* Set exercise: Pictures are not part of the copy. Retype the lines from the first one through the line that contains "const cueColors = ['#6cbd45', '#ec1c24'];".

# # # # # # #

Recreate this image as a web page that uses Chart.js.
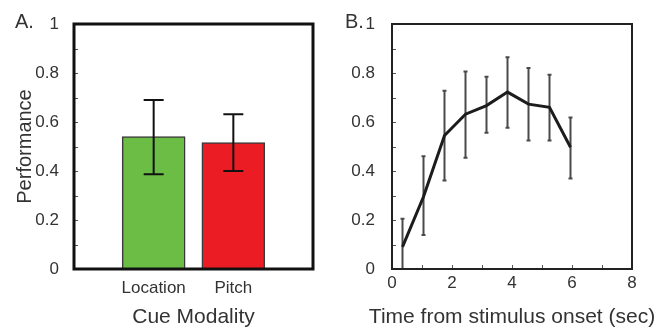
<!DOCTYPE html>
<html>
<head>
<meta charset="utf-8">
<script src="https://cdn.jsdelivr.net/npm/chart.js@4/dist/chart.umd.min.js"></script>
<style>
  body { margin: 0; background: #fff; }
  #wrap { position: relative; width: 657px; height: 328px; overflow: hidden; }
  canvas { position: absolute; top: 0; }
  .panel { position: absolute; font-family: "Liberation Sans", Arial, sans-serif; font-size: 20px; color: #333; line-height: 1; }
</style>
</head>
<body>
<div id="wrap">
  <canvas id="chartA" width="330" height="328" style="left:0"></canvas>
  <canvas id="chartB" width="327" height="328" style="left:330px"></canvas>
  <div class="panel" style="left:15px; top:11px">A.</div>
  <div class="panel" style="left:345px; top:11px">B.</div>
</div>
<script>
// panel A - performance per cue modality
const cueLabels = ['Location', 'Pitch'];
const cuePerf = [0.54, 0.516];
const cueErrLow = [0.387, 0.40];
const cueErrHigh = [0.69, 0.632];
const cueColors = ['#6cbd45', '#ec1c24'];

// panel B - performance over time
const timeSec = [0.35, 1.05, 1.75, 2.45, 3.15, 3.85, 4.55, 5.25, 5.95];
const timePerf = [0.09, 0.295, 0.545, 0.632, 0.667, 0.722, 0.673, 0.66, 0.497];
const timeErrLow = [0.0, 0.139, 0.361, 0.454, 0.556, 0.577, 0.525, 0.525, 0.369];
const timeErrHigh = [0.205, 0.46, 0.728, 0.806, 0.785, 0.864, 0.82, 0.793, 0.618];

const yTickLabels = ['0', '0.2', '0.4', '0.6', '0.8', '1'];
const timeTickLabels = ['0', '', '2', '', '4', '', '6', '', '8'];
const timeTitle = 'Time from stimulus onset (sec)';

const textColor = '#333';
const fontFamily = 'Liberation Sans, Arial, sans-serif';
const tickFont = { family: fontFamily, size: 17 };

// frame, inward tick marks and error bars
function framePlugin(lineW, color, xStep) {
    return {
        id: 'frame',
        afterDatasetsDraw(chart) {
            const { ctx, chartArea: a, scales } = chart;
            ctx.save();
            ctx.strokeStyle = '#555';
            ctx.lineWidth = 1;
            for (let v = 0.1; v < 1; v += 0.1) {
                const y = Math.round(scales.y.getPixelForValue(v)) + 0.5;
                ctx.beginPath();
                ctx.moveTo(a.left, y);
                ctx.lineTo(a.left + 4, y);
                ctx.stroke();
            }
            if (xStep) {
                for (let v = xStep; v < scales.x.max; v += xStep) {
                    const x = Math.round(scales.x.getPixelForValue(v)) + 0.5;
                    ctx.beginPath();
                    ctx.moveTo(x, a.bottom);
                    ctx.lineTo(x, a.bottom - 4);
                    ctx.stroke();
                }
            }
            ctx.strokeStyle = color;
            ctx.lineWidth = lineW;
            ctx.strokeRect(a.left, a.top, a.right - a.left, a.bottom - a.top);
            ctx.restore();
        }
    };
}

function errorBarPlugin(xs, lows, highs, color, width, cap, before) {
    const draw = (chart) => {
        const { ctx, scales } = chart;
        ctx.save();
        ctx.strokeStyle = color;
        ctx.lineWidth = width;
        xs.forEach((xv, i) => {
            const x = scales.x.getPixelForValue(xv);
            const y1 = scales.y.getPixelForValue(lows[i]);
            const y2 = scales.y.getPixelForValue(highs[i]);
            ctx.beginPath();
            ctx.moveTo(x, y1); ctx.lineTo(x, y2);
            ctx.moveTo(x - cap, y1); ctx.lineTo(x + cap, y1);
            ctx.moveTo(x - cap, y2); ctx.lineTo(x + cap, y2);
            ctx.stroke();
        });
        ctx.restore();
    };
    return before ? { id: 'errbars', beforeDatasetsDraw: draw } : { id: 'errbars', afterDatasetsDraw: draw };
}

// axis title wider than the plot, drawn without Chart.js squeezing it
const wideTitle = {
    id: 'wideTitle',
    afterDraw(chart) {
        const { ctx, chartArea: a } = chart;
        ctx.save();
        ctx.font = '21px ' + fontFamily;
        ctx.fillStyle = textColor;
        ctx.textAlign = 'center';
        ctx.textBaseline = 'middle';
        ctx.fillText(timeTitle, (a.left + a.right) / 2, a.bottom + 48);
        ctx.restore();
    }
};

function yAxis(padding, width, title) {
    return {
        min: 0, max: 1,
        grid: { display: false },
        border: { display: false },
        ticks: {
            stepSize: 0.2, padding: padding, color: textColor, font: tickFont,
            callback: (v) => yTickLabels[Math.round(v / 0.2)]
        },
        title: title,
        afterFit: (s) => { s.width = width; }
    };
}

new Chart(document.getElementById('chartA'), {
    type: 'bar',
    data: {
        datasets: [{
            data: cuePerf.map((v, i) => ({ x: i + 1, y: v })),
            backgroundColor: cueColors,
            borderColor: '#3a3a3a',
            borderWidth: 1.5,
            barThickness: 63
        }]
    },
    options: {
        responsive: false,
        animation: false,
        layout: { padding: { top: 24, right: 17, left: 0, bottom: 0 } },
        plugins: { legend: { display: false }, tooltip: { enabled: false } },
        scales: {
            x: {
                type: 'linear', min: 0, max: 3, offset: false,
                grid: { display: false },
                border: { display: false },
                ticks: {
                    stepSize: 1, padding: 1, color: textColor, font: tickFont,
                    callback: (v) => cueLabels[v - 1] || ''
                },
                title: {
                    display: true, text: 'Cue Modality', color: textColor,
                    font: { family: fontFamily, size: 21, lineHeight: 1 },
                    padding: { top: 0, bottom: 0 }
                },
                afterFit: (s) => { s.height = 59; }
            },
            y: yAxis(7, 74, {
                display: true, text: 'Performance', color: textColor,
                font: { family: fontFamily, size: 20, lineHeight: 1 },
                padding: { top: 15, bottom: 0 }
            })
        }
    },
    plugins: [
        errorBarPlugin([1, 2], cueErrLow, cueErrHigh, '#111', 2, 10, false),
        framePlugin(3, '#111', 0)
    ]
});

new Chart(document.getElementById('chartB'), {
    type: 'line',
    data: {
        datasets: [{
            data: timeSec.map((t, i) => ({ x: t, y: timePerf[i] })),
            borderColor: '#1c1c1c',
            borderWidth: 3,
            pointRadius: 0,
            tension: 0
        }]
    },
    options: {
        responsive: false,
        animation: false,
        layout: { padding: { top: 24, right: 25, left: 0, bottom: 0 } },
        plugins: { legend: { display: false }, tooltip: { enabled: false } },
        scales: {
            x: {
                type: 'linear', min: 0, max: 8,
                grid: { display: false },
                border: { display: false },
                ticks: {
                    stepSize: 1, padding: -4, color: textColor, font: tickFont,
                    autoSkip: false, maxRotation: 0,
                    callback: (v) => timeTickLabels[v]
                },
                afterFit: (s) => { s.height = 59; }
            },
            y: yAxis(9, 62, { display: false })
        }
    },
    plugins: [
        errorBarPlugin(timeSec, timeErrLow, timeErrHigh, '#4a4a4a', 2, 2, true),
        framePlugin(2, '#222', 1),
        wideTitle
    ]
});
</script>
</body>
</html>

# # # # # # #

* Answer to the problem:
Recreate this image as a web page that uses Chart.js.
<!DOCTYPE html>
<html>
<head>
<meta charset="utf-8">
<script src="https://cdn.jsdelivr.net/npm/chart.js@4/dist/chart.umd.min.js"></script>
<style>
  body { margin: 0; background: #fff; }
  #wrap { position: relative; width: 657px; height: 328px; overflow: hidden; }
  canvas { position: absolute; top: 0; }
  .panel { position: absolute; font-family: "Liberation Sans", Arial, sans-serif; font-size: 20px; color: #333; line-height: 1; }
</style>
</head>
<body>
<div id="wrap">
  <canvas id="chartA" width="330" height="328" style="left:0"></canvas>
  <canvas id="chartB" width="327" height="328" style="left:330px"></canvas>
  <div class="panel" style="left:15px; top:11px">A.</div>
  <div class="panel" style="left:345px; top:11px">B.</div>
</div>
<script>
// panel A - performance per cue modality
const cueLabels = ['Location', 'Pitch'];
const cuePerf = [0.54, 0.516];
const cueErrLow = [0.387, 0.40];
const cueErrHigh = [0.69, 0.632];
const cueColors = ['#6cbd45', '#ec1c24'];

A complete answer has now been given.